Make an exact copy of the entries, and keep any pictures out of it.

────────────────────────────────────────

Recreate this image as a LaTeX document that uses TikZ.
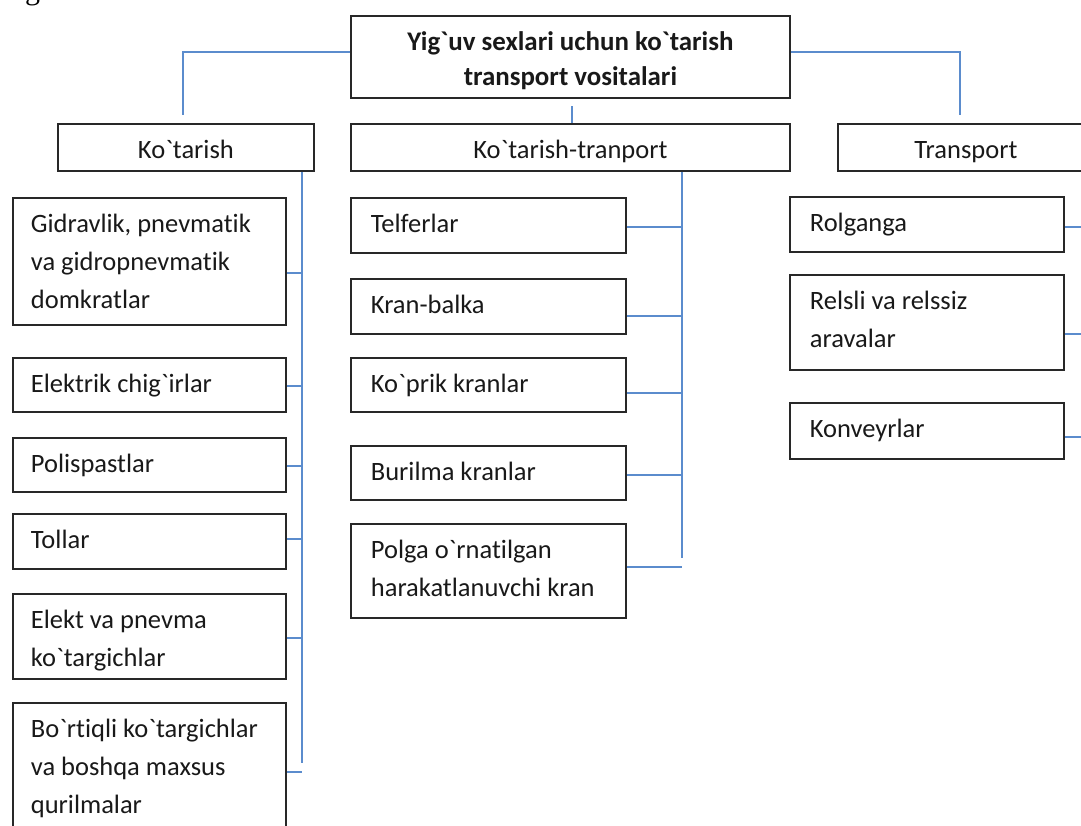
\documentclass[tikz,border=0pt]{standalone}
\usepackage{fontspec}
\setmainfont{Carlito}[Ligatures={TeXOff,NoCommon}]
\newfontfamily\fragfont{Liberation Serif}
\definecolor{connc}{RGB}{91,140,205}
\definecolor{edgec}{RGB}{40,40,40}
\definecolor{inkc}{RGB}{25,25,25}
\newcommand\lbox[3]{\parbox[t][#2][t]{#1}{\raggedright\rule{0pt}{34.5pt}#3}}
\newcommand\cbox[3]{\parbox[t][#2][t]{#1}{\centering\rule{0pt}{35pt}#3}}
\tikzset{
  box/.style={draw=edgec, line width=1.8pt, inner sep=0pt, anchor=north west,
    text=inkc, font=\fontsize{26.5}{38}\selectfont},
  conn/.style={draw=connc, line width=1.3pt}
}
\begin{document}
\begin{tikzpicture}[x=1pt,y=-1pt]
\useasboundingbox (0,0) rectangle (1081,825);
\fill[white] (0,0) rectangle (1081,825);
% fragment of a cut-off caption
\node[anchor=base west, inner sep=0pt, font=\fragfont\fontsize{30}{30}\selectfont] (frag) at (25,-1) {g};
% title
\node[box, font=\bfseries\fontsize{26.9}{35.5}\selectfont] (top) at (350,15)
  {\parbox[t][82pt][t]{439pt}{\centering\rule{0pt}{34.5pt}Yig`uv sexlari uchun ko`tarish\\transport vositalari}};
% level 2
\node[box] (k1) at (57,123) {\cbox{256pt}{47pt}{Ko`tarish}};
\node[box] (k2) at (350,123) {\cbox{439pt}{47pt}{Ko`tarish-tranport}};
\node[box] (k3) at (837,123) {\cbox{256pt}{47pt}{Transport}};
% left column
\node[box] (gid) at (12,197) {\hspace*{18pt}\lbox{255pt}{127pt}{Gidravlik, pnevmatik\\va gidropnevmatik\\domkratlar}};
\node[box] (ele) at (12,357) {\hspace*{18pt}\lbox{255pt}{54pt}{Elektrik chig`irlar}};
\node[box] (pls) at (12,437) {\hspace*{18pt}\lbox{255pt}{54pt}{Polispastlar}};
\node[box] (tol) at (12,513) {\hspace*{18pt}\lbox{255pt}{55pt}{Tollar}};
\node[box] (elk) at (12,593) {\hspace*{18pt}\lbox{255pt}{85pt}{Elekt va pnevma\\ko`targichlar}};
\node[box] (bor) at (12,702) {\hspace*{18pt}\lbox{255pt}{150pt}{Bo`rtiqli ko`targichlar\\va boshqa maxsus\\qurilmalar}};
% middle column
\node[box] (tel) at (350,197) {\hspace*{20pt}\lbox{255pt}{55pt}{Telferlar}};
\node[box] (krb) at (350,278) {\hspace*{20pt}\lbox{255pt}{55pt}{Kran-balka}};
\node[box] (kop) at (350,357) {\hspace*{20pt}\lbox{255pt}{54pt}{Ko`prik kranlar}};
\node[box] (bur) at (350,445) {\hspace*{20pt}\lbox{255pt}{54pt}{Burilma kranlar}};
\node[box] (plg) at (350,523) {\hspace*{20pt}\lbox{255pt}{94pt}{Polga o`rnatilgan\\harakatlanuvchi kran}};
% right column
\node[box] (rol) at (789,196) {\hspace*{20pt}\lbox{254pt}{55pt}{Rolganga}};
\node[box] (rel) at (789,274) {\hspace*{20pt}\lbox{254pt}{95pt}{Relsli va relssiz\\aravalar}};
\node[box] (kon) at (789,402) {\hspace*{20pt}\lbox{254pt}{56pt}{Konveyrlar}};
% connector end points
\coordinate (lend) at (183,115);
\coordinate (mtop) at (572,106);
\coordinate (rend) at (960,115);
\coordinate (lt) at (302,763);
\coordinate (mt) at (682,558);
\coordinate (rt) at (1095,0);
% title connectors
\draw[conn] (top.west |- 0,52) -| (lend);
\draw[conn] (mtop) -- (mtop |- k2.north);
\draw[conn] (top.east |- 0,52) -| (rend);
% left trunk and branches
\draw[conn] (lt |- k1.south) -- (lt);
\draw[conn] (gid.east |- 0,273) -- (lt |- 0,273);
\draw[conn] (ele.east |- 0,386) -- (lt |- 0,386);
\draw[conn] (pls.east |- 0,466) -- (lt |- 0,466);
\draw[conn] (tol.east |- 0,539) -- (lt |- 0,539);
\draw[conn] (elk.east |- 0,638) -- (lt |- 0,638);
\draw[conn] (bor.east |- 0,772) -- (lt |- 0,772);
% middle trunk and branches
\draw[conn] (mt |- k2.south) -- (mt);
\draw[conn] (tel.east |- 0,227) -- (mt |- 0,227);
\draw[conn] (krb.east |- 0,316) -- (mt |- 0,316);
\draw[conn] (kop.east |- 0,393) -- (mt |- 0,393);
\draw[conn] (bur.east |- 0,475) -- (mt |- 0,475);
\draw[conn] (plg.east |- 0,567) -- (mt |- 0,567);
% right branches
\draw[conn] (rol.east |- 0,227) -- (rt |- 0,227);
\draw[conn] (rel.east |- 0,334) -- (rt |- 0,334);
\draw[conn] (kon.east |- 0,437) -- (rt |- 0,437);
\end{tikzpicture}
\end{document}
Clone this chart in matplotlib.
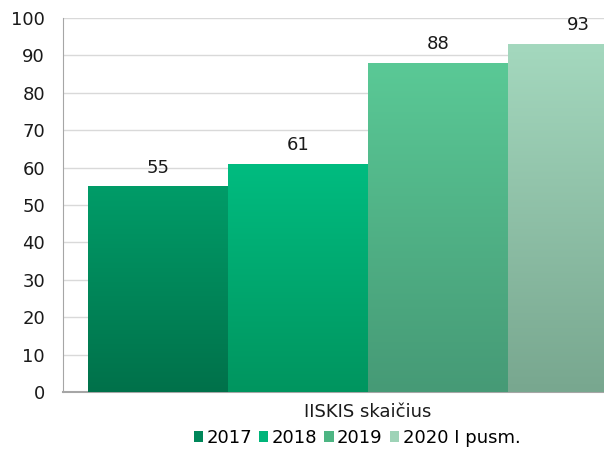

────────────────────────────────────────

**TASK RESULT**
Recreate this image as a LaTeX document that uses TikZ.
\documentclass[tikz,border=0pt]{standalone}
\usepackage{fontspec}
\setmainfont{Carlito}[Ligatures={TeXOff,NoCommon}]
\newfontfamily\fragfont{Liberation Serif}
\definecolor{connc}{RGB}{91,140,205}
\definecolor{edgec}{RGB}{40,40,40}
\definecolor{inkc}{RGB}{25,25,25}
\newcommand\lbox[3]{\parbox[t][#2][t]{#1}{\raggedright\rule{0pt}{34.5pt}#3}}
\newcommand\cbox[3]{\parbox[t][#2][t]{#1}{\centering\rule{0pt}{35pt}#3}}
\tikzset{
  box/.style={draw=edgec, line width=1.8pt, inner sep=0pt, anchor=north west,
    text=inkc, font=\fontsize{26.5}{38}\selectfont},
  conn/.style={draw=connc, line width=1.3pt}
}
\begin{document}
\begin{tikzpicture}[x=1pt,y=-1pt]
\useasboundingbox (0,0) rectangle (1081,825);
\fill[white] (0,0) rectangle (1081,825);
% fragment of a cut-off caption
\node[anchor=base west, inner sep=0pt, font=\fragfont\fontsize{30}{30}\selectfont] (frag) at (25,-1) {g};
% title
\node[box, font=\bfseries\fontsize{26.9}{35.5}\selectfont] (top) at (350,15)
  {\parbox[t][82pt][t]{439pt}{\centering\rule{0pt}{34.5pt}Yig`uv sexlari uchun ko`tarish\\transport vositalari}};
% level 2
\node[box] (k1) at (57,123) {\cbox{256pt}{47pt}{Ko`tarish}};
\node[box] (k2) at (350,123) {\cbox{439pt}{47pt}{Ko`tarish-tranport}};
\node[box] (k3) at (837,123) {\cbox{256pt}{47pt}{Transport}};
% left column
\node[box] (gid) at (12,197) {\hspace*{18pt}\lbox{255pt}{127pt}{Gidravlik, pnevmatik\\va gidropnevmatik\\domkratlar}};
\node[box] (ele) at (12,357) {\hspace*{18pt}\lbox{255pt}{54pt}{Elektrik chig`irlar}};
\node[box] (pls) at (12,437) {\hspace*{18pt}\lbox{255pt}{54pt}{Polispastlar}};
\node[box] (tol) at (12,513) {\hspace*{18pt}\lbox{255pt}{55pt}{Tollar}};
\node[box] (elk) at (12,593) {\hspace*{18pt}\lbox{255pt}{85pt}{Elekt va pnevma\\ko`targichlar}};
\node[box] (bor) at (12,702) {\hspace*{18pt}\lbox{255pt}{150pt}{Bo`rtiqli ko`targichlar\\va boshqa maxsus\\qurilmalar}};
% middle column
\node[box] (tel) at (350,197) {\hspace*{20pt}\lbox{255pt}{55pt}{Telferlar}};
\node[box] (krb) at (350,278) {\hspace*{20pt}\lbox{255pt}{55pt}{Kran-balka}};
\node[box] (kop) at (350,357) {\hspace*{20pt}\lbox{255pt}{54pt}{Ko`prik kranlar}};
\node[box] (bur) at (350,445) {\hspace*{20pt}\lbox{255pt}{54pt}{Burilma kranlar}};
\node[box] (plg) at (350,523) {\hspace*{20pt}\lbox{255pt}{94pt}{Polga o`rnatilgan\\harakatlanuvchi kran}};
% right column
\node[box] (rol) at (789,196) {\hspace*{20pt}\lbox{254pt}{55pt}{Rolganga}};
\node[box] (rel) at (789,274) {\hspace*{20pt}\lbox{254pt}{95pt}{Relsli va relssiz\\aravalar}};
\node[box] (kon) at (789,402) {\hspace*{20pt}\lbox{254pt}{56pt}{Konveyrlar}};
% connector end points
\coordinate (lend) at (183,115);
\coordinate (mtop) at (572,106);
\coordinate (rend) at (960,115);
\coordinate (lt) at (302,763);
\coordinate (mt) at (682,558);
\coordinate (rt) at (1095,0);
% title connectors
\draw[conn] (top.west |- 0,52) -| (lend);
\draw[conn] (mtop) -- (mtop |- k2.north);
\draw[conn] (top.east |- 0,52) -| (rend);
% left trunk and branches
\draw[conn] (lt |- k1.south) -- (lt);
\draw[conn] (gid.east |- 0,273) -- (lt |- 0,273);
\draw[conn] (ele.east |- 0,386) -- (lt |- 0,386);
\draw[conn] (pls.east |- 0,466) -- (lt |- 0,466);
\draw[conn] (tol.east |- 0,539) -- (lt |- 0,539);
\draw[conn] (elk.east |- 0,638) -- (lt |- 0,638);
\draw[conn] (bor.east |- 0,772) -- (lt |- 0,772);
% middle trunk and branches
\draw[conn] (mt |- k2.south) -- (mt);
\draw[conn] (tel.east |- 0,227) -- (mt |- 0,227);
\draw[conn] (krb.east |- 0,316) -- (mt |- 0,316);
\draw[conn] (kop.east |- 0,393) -- (mt |- 0,393);
\draw[conn] (bur.east |- 0,475) -- (mt |- 0,475);
\draw[conn] (plg.east |- 0,567) -- (mt |- 0,567);
% right branches
\draw[conn] (rol.east |- 0,227) -- (rt |- 0,227);
\draw[conn] (rel.east |- 0,334) -- (rt |- 0,334);
\draw[conn] (kon.east |- 0,437) -- (rt |- 0,437);
\end{tikzpicture}
\end{document}
Clone this chart in matplotlib.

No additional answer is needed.